▸ **Aim**
Among the entries, which lines carry the string "React"? Copy each of them.

▸ **Data excerpts**
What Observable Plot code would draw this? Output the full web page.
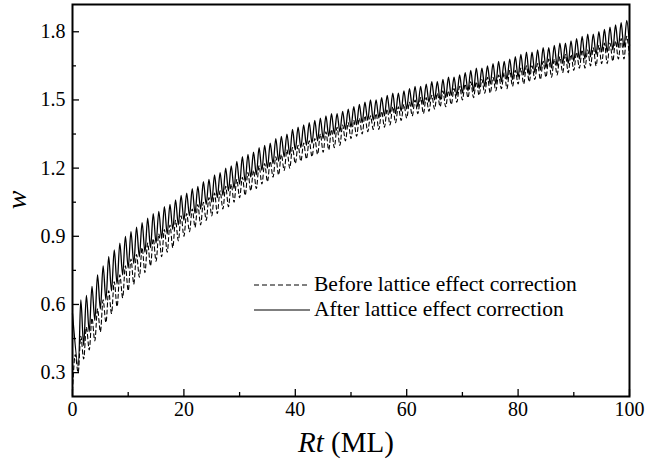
<!DOCTYPE html>
<html><head><meta charset="utf-8">
<script src="https://cdn.jsdelivr.net/npm/d3@7"></script>
<script src="https://cdn.jsdelivr.net/npm/@observablehq/plot@0.6"></script>
<style>
body{margin:0;background:#fff;}
#wrap{position:relative;width:645px;height:470px;font-family:"Liberation Serif","Times New Roman",Times,"DejaVu Serif",serif;color:#000;}
#wrap svg text{font-family:"Liberation Serif","Times New Roman",Times,"DejaVu Serif",serif;}
.lbl{position:absolute;white-space:nowrap;}
</style></head>
<body><div id="wrap"></div>
<script>
// Start values at Rt = 0
const solidStart = 0.56;
const dashedStart = 0.22;
// "After" (solid): troughs at Rt = 1..100, peaks at Rt = 1.5..99.5
const solidTrough = [0.33,0.42,0.48,0.53,0.58,0.62,0.66,0.69,0.73,0.76,
0.78,0.81,0.83,0.85,0.87,0.89,0.91,0.93,0.95,0.97,
0.99,1.00,1.02,1.04,1.05,1.07,1.08,1.10,1.11,1.13,
1.14,1.16,1.17,1.19,1.20,1.22,1.23,1.25,1.26,1.28,
1.29,1.30,1.31,1.32,1.33,1.34,1.35,1.36,1.37,1.38,
1.39,1.40,1.41,1.41,1.42,1.43,1.44,1.44,1.45,1.46,
1.47,1.47,1.48,1.49,1.50,1.50,1.51,1.52,1.52,1.53,
1.54,1.54,1.55,1.56,1.57,1.57,1.58,1.59,1.59,1.60,
1.61,1.61,1.62,1.63,1.64,1.64,1.65,1.66,1.66,1.67,
1.68,1.68,1.69,1.70,1.71,1.71,1.72,1.73,1.73,1.74];
const solidPeak = [0.62,0.64,0.68,0.73,0.77,0.81,0.84,0.87,0.90,0.92,
0.94,0.96,0.98,1.00,1.01,1.03,1.04,1.06,1.08,1.09,
1.11,1.12,1.14,1.15,1.17,1.18,1.20,1.21,1.23,1.25,
1.26,1.27,1.29,1.30,1.31,1.33,1.34,1.35,1.37,1.38,
1.39,1.40,1.41,1.42,1.43,1.44,1.44,1.45,1.46,1.47,
1.48,1.49,1.50,1.50,1.51,1.52,1.53,1.53,1.54,1.55,
1.56,1.56,1.57,1.58,1.58,1.59,1.60,1.60,1.61,1.62,
1.63,1.64,1.64,1.65,1.66,1.67,1.67,1.68,1.69,1.70,
1.71,1.71,1.72,1.73,1.73,1.74,1.75,1.75,1.76,1.77,
1.78,1.79,1.79,1.80,1.81,1.82,1.83,1.84,1.85];
// "Before" (dashed): troughs at Rt = 1..100, peaks at Rt = 0.5..99.5
const dashedTrough = [0.30,0.36,0.40,0.44,0.48,0.52,0.56,0.59,0.63,0.66,
0.69,0.72,0.74,0.77,0.79,0.81,0.83,0.85,0.88,0.90,
0.92,0.94,0.95,0.97,0.99,1.00,1.02,1.03,1.05,1.07,
1.08,1.10,1.11,1.13,1.14,1.16,1.17,1.19,1.20,1.22,
1.23,1.24,1.25,1.26,1.27,1.28,1.29,1.30,1.32,1.33,
1.34,1.35,1.36,1.37,1.37,1.38,1.39,1.40,1.41,1.42,
1.43,1.44,1.44,1.45,1.46,1.47,1.47,1.48,1.49,1.50,
1.51,1.51,1.52,1.53,1.53,1.54,1.55,1.55,1.56,1.57,
1.57,1.58,1.59,1.59,1.60,1.60,1.61,1.62,1.62,1.63,
1.64,1.64,1.65,1.65,1.66,1.66,1.67,1.68,1.68,1.69];
const dashedPeak = [0.38,0.46,0.50,0.54,0.58,0.62,0.66,0.70,0.73,0.77,
0.80,0.82,0.85,0.87,0.89,0.91,0.93,0.95,0.97,0.99,
1.00,1.02,1.04,1.05,1.07,1.09,1.10,1.12,1.13,1.15,
1.16,1.18,1.19,1.21,1.22,1.23,1.25,1.26,1.28,1.29,
1.30,1.31,1.32,1.33,1.35,1.36,1.37,1.38,1.39,1.40,
1.41,1.42,1.43,1.43,1.44,1.45,1.46,1.47,1.47,1.48,
1.49,1.50,1.51,1.51,1.52,1.53,1.54,1.54,1.55,1.56,
1.57,1.58,1.58,1.59,1.60,1.60,1.61,1.62,1.63,1.63,
1.64,1.65,1.65,1.66,1.67,1.68,1.68,1.69,1.70,1.70,
1.71,1.72,1.72,1.73,1.74,1.75,1.75,1.76,1.77,1.78];

const xMajor = [0,20,40,60,80,100];
const xMinor = [10,30,50,70,90];
const yMajor = [0.3,0.6,0.9,1.2,1.5,1.8];
const yMinor = [0.45,0.75,1.05,1.35,1.65];
const legendLabels = ["Before lattice effect correction","After lattice effect correction"];

// Build point tables
const solid = [{x:0,y:solidStart}];
for (let k = 1; k <= 100; k++) {
  solid.push({x:k, y:solidTrough[k-1]});
  if (k <= 99) solid.push({x:k+0.5, y:solidPeak[k-1]});
}
const dashed = [{x:0,y:dashedStart}];
for (let k = 0; k < 100; k++) {
  dashed.push({x:k+0.5, y:dashedPeak[k]});
  dashed.push({x:k+1, y:dashedTrough[k]});
}

const FONT = '"Liberation Serif","Times New Roman",Times,"DejaVu Serif",serif';
const chart = Plot.plot({
  width: 645, height: 470,
  marginLeft: 72, marginRight: 16, marginTop: 4, marginBottom: 74,
  style: {fontFamily: FONT, fontSize: "20px", color: "#000", background: "#fff"},
  x: {domain: [0,100]},
  y: {domain: [0.195, 1.92]},
  marks: [
    Plot.line(dashed, {x:"x", y:"y", curve:"catmull-rom", stroke:"#000", strokeWidth:1.1, strokeDasharray:"4,3"}),
    Plot.line(solid, {x:"x", y:"y", curve:"catmull-rom", stroke:"#000", strokeWidth:1.3}),
    Plot.axisX(xMajor, {tickSize:-7, tickPadding:12, tickFormat: d => d, label:null, strokeWidth:1.3, fontSize:20}),
    Plot.axisX(xMinor, {tickSize:-4, tickFormat: () => "", label:null, strokeWidth:1.3}),
    Plot.axisY(yMajor, {tickSize:-7, tickPadding:14, tickFormat: d => d.toFixed(1), label:null, strokeWidth:1.3, fontSize:20}),
    Plot.axisY(yMinor, {tickSize:-4, tickFormat: () => "", label:null, strokeWidth:1.3}),
    Plot.frame({stroke:"#000", strokeWidth:2})
  ]
});
const wrap = document.getElementById("wrap");
wrap.appendChild(chart);

function addLabel(html, css) {
  const d = document.createElement("div");
  d.className = "lbl";
  d.innerHTML = html;
  Object.assign(d.style, css);
  wrap.appendChild(d);
}
addLabel('<i>Rt</i> (ML)', {left:"298px", top:"426px", fontSize:"29px"});
addLabel('<i>w</i>', {left:"8px", top:"184px", fontSize:"28px", transform:"rotate(-90deg)"});
addLabel('<svg width="58" height="10"><line x1="0" y1="5" x2="56" y2="5" stroke="#000" stroke-width="1" stroke-dasharray="5,3"/></svg> ' + legendLabels[0],
  {left:"254px", top:"272px", fontSize:"21.5px", display:"flex", alignItems:"center", gap:"2px"});
addLabel('<svg width="58" height="10"><line x1="0" y1="5" x2="56" y2="5" stroke="#000" stroke-width="1.2"/></svg> ' + legendLabels[1],
  {left:"254px", top:"297px", fontSize:"21.5px", display:"flex", alignItems:"center", gap:"2px"});
</script>
</body></html>
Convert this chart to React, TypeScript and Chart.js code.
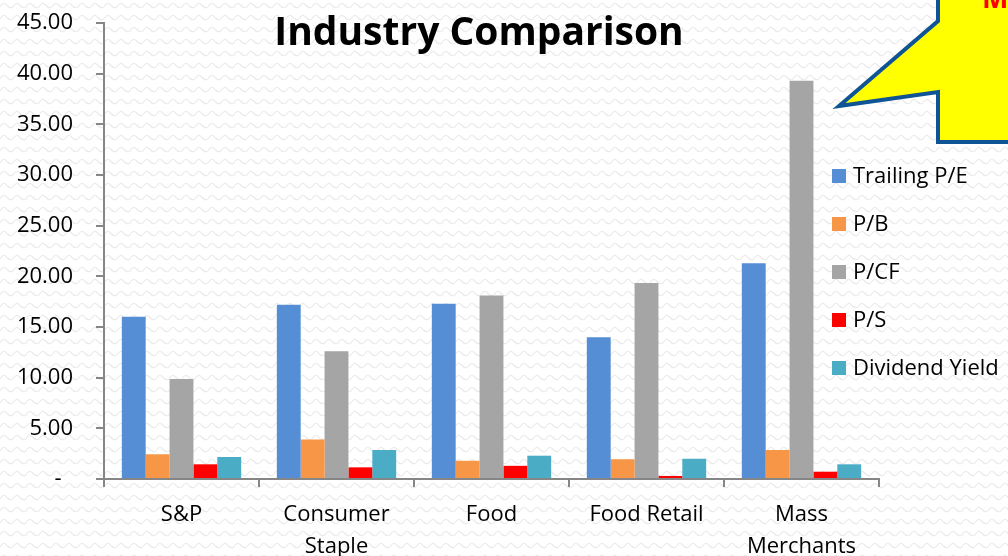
import React, { useEffect, useRef } from "react";
import { Chart, registerables } from "chart.js";

Chart.register(...registerables);

const categories: (string | string[])[] = ["S&P", ["Consumer", "Staple"], "Food", "Food Retail", ["Mass", "Merchants"]];
const trailingPE = [16.0, 17.2, 17.3, 14.0, 21.3];
const priceBook = [2.44, 3.9, 1.8, 1.95, 2.86];
const priceCF = [9.87, 12.6, 18.1, 19.35, 39.3];
const priceSales = [1.45, 1.15, 1.3, 0.3, 0.72];
const dividendYield = [2.17, 2.86, 2.3, 2.0, 1.45];
const seriesNames = ["Trailing P/E", "P/B", "P/CF", "P/S", "Dividend Yield"];
const seriesColors = ["#558ED5", "#F79646", "#A5A5A5", "#FF0000", "#4BACC6"];
const titleText = "Industry Comparison";
const calloutText = "M";

const FONT = "'Open Sans', 'Liberation Sans', sans-serif";

function makePattern(ctx: CanvasRenderingContext2D) {
  const c = document.createElement("canvas");
  c.width = 13;
  c.height = 12;
  const p = c.getContext("2d")!;
  p.fillStyle = "#ffffff";
  p.fillRect(0, 0, 13, 12);
  p.strokeStyle = "#ebebeb";
  p.lineWidth = 1.2;
  p.beginPath();
  p.moveTo(0, 7);
  p.quadraticCurveTo(3.25, 1, 6.5, 5);
  p.quadraticCurveTo(9.75, 9, 13, 7);
  p.stroke();
  return ctx.createPattern(c, "repeat");
}

const decorPlugin = {
  id: "decor",
  beforeDraw(chart: any) {
    const ctx = chart.ctx as CanvasRenderingContext2D;
    ctx.save();
    const pat = makePattern(ctx);
    ctx.fillStyle = pat || "#fafafa";
    ctx.fillRect(0, 0, chart.width, chart.height);
    ctx.restore();
  },
  afterDraw(chart: any) {
    const ctx = chart.ctx as CanvasRenderingContext2D;
    ctx.save();
    // title
    ctx.fillStyle = "#000";
    ctx.font = `bold 39px ${FONT}`;
    ctx.textAlign = "center";
    ctx.textBaseline = "alphabetic";
    ctx.fillText(titleText, 479, 45);

    // legend
    ctx.font = `22px ${FONT}`;
    ctx.textAlign = "left";
    ctx.textBaseline = "middle";
    chart.data.datasets.forEach((ds: any, i: number) => {
      const y = 176 + i * 48;
      ctx.fillStyle = ds.backgroundColor;
      ctx.fillRect(832, y - 7, 14, 14);
      ctx.fillStyle = "#000";
      ctx.fillText(ds.label, 853, y + 1);
    });

    // callout arrow
    ctx.beginPath();
    ctx.moveTo(938, -10);
    ctx.lineTo(938, 21);
    ctx.lineTo(839, 106);
    ctx.lineTo(938, 92);
    ctx.lineTo(938, 142);
    ctx.lineTo(1020, 142);
    ctx.lineTo(1020, -10);
    ctx.closePath();
    ctx.fillStyle = "#FFFF00";
    ctx.fill();
    ctx.lineWidth = 4;
    ctx.lineJoin = "miter";
    ctx.strokeStyle = "#0F5494";
    ctx.stroke();

    ctx.fillStyle = "#FF0000";
    ctx.font = `bold 28px ${FONT}`;
    ctx.textAlign = "left";
    ctx.textBaseline = "alphabetic";
    ctx.fillText(calloutText, 982, 8);
    ctx.restore();
  },
};

export default function App() {
  const ref = useRef<HTMLCanvasElement | null>(null);
  useEffect(() => {
    const values = [trailingPE, priceBook, priceCF, priceSales, dividendYield];
    const chart = new Chart(ref.current!, {
      type: "bar",
      data: {
        labels: categories,
        datasets: values.map((v, i) => ({
          label: seriesNames[i],
          data: v,
          backgroundColor: seriesColors[i],
          borderWidth: 0,
          barPercentage: 1.0,
          categoryPercentage: 0.77,
        })),
      },
      options: {
        animation: false,
        responsive: true,
        maintainAspectRatio: false,
        layout: { padding: { left: 0, top: 23, right: 129, bottom: 0 } },
        plugins: {
          legend: { display: false },
          title: { display: false },
          tooltip: { enabled: false },
        },
        scales: {
          x: {
            offset: true,
            grid: {
              offset: true,
              drawOnChartArea: false,
              drawTicks: true,
              tickLength: 8,
              color: "#868686",
              lineWidth: 2,
            },
            border: { display: true, color: "#868686", width: 2 },
            ticks: {
              color: "#000",
              font: { family: FONT, size: 22, lineHeight: 1.45 },
              padding: 12,
              maxRotation: 0,
              autoSkip: false,
            },
            afterFit(scale: any) {
              scale.height = 77;
              scale.paddingLeft = 0;
              scale.paddingRight = 0;
              scale.paddingTop = 0;
              scale.paddingBottom = 0;
            },
          },
          y: {
            min: 0,
            max: 45,
            grid: {
              drawOnChartArea: false,
              drawTicks: true,
              tickLength: 8,
              color: "#868686",
              lineWidth: 2,
            },
            border: { display: true, color: "#868686", width: 2 },
            ticks: {
              stepSize: 5,
              color: "#000",
              font: { family: FONT, size: 22 },
              padding: 23,
              callback: (v: any) => (Number(v) === 0 ? "-  " : Number(v).toFixed(2)),
            },
            afterFit(scale: any) {
              scale.width = 104;
              scale.paddingTop = 0;
              scale.paddingBottom = 0;
              scale.paddingLeft = 0;
              scale.paddingRight = 0;
            },
          },
        },
      },
      plugins: [decorPlugin],
    });
    return () => chart.destroy();
  }, []);
  return (
    <div style={{ position: "absolute", left: 0, top: 0, width: 1008, height: 556 }}>
      <canvas ref={ref} />
    </div>
  );
}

▸ **Exercise output**
Convert this chart to React, TypeScript and Chart.js code.
import React, { useEffect, useRef } from "react";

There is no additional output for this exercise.